The sound is problematic, though, especially the voice acting during the cut-scenes. Characters can be hard to hear over the ambient noise, making it difficult to follow the storyline, which is primarily idiotic anyway. Admittedly, I don’t much care what the walrus-tittied CIA agent had to say, or what Ryu’s brother, Joe, (no, I’m not making that up) is discussing with Generico the Dark Ninja (yes, I am making that up) since it’s all too over-the-top to take seriously, but it’s distracting to have softly spoken lines drowned out by roaring flames and screeches of swords.
As for as the storyline goes, I was unable to resolve Ninja Gaiden and Ninja Gaiden 2. They essentially have the same plot but disparate settings.

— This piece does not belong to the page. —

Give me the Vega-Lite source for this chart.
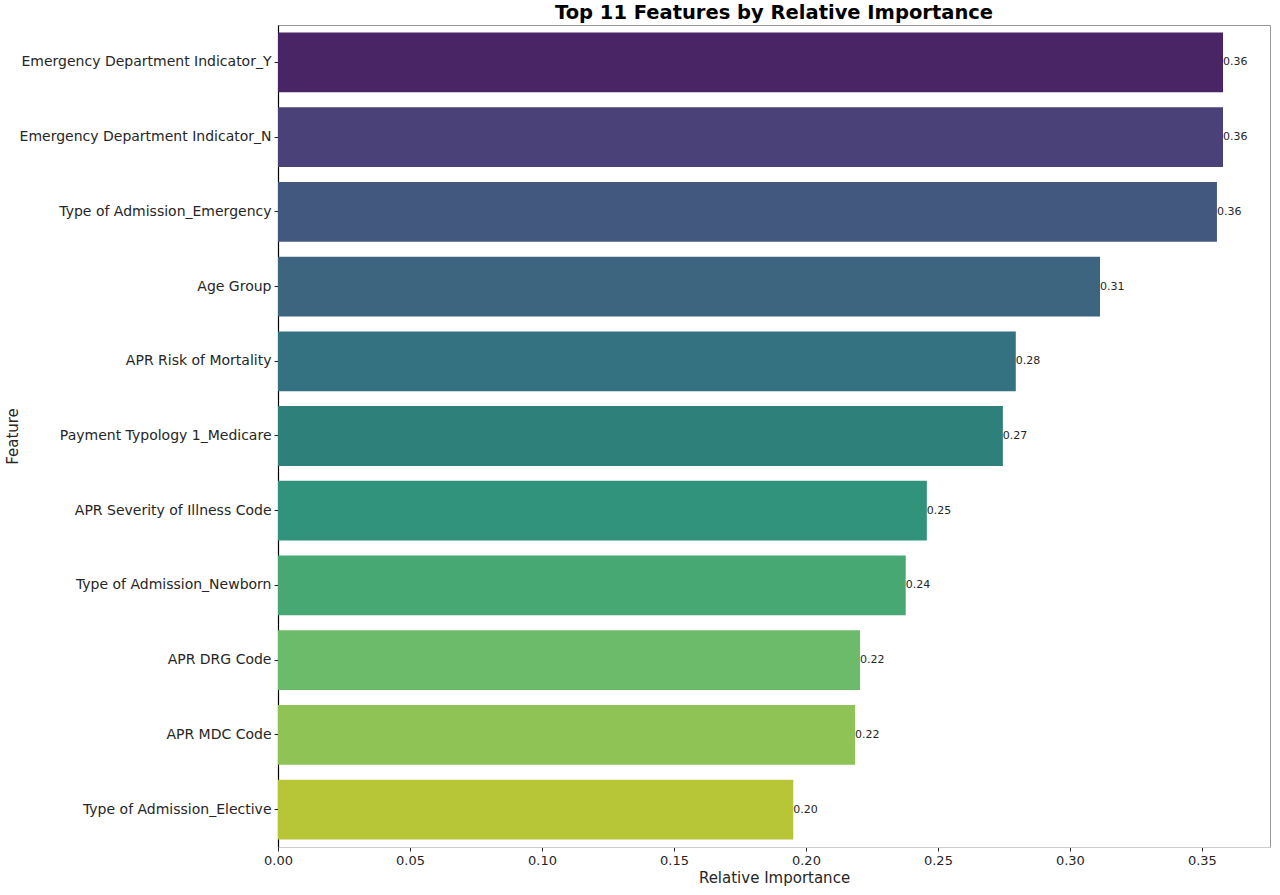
{
  "$schema": "https://vega.github.io/schema/vega-lite/v6.json",
  "description": "Top 11 features by relative importance, horizontal bar chart.",
  "autosize": {"type": "none"},
  "padding": {"left": 278, "top": 25, "right": 10, "bottom": 48},
  "width": 992,
  "height": 822,
  "background": "white",
  "title": {
    "text": "Top 11 Features by Relative Importance",
    "font": "DejaVu Sans",
    "fontSize": 19.5,
    "fontWeight": "bold",
    "color": "#000000",
    "anchor": "middle",
    "offset": 2
  },
  "data": {
    "values": [
      {"Feature": "Emergency Department Indicator_Y", "Importance": 0.358},
      {"Feature": "Emergency Department Indicator_N", "Importance": 0.358},
      {"Feature": "Type of Admission_Emergency", "Importance": 0.3557},
      {"Feature": "Age Group", "Importance": 0.3114},
      {"Feature": "APR Risk of Mortality", "Importance": 0.2795},
      {"Feature": "Payment Typology 1_Medicare", "Importance": 0.2746},
      {"Feature": "APR Severity of Illness Code", "Importance": 0.2458},
      {"Feature": "Type of Admission_Newborn", "Importance": 0.2378},
      {"Feature": "APR DRG Code", "Importance": 0.2205},
      {"Feature": "APR MDC Code", "Importance": 0.2186},
      {"Feature": "Type of Admission_Elective", "Importance": 0.1952}
    ]
  },
  "encoding": {
    "y": {
      "field": "Feature",
      "type": "nominal",
      "sort": null,
      "title": "Feature",
      "scale": {"paddingInner": 0.2, "paddingOuter": 0.1},
      "axis": {
        "labelFont": "DejaVu Sans",
        "labelFontSize": 14,
        "labelColor": "#262626",
        "labelPadding": 3,
        "labelLimit": 400,
        "tickColor": "#262626",
        "tickSize": 4,
        "domainColor": "#000000",
        "domainWidth": 1.2,
        "titleFont": "DejaVu Sans",
        "titleFontSize": 15,
        "titleFontWeight": "normal",
        "titleColor": "#262626",
        "titleX": -266,
        "titleY": 411,
        "titleAngle": -90,
        "titleAlign": "center",
        "titleBaseline": "middle"
      }
    },
    "x": {
      "field": "Importance",
      "type": "quantitative",
      "title": "Relative Importance",
      "scale": {"domain": [0, 0.3758], "nice": false},
      "axis": {
        "values": [0, 0.05, 0.1, 0.15, 0.2, 0.25, 0.3, 0.35],
        "format": ".2f",
        "grid": false,
        "labelFlush": false,
        "labelFont": "DejaVu Sans",
        "labelFontSize": 13,
        "labelColor": "#262626",
        "labelPadding": 3,
        "tickColor": "#262626",
        "tickSize": 4,
        "domainColor": "#cccccc",
        "titleFont": "DejaVu Sans",
        "titleFontSize": 15,
        "titleFontWeight": "normal",
        "titleColor": "#262626",
        "titlePadding": 3
      }
    }
  },
  "layer": [
    {
      "mark": {"type": "bar"},
      "encoding": {
        "color": {
          "field": "Feature",
          "type": "nominal",
          "legend": null,
          "scale": {
            "domain": [
              "Emergency Department Indicator_Y",
              "Emergency Department Indicator_N",
              "Type of Admission_Emergency",
              "Age Group",
              "APR Risk of Mortality",
              "Payment Typology 1_Medicare",
              "APR Severity of Illness Code",
              "Type of Admission_Newborn",
              "APR DRG Code",
              "APR MDC Code",
              "Type of Admission_Elective"
            ],
            "range": [
              "#4a2566",
              "#4a4178",
              "#43587f",
              "#3d6580",
              "#357281",
              "#2e817a",
              "#31937b",
              "#48a874",
              "#6cbb6a",
              "#8fc355",
              "#b6c636"
            ]
          }
        }
      }
    },
    {
      "mark": {
        "type": "text",
        "align": "left",
        "baseline": "middle",
        "dx": 0,
        "font": "DejaVu Sans",
        "fontSize": 11,
        "color": "#262626"
      },
      "encoding": {
        "text": {"field": "Importance", "type": "quantitative", "format": ".2f"}
      }
    }
  ],
  "config": {
    "view": {"stroke": "#999999", "strokeWidth": 1}
  }
}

You’ll see some of the same locations found in Ninja Gaiden early in Ninja Gaiden 2, and then suddenly you’re in New York City fighting demons. There is little to no coherence present, and you essentially have to accept the flood of unrelated scenes at face value, because the developers surely won’t help you out. Maybe all the sense and transitions were lost in translation, but that’s a very big maybe.
[image3]Another big piss-off in Ninja Gaiden 2 is re-fighting all the bosses near the end of the game. Developers: Stop it! It wasn’t fun in Illusion of Gaia, and it hasn’t been fun since! Just stop! Padding this kind of stuff out just results in more Hulk films, and nobody in their right mind wants that. (Edward Norton say “SMMMAAASH!!!” ~Ed.)
With so many elements pushing you to switch down to the lower difficulty, it’s hard not taking the easier course. No bones about it, this game is incredibly hard, and it will frustrate you to no end. The thing is, the game’s at its best when it’s pushing you to play it on expert. Ninja Gaiden 2 on easy is a bland experience by comparison, and sucks the life out of the title: It’s a chili dog without the chili; a martini without vermouth. Sometimes making a game accessible to the masses strips all of its power away, and that just doesn’t suit Ryu’s tastes. Now pass the wasabi.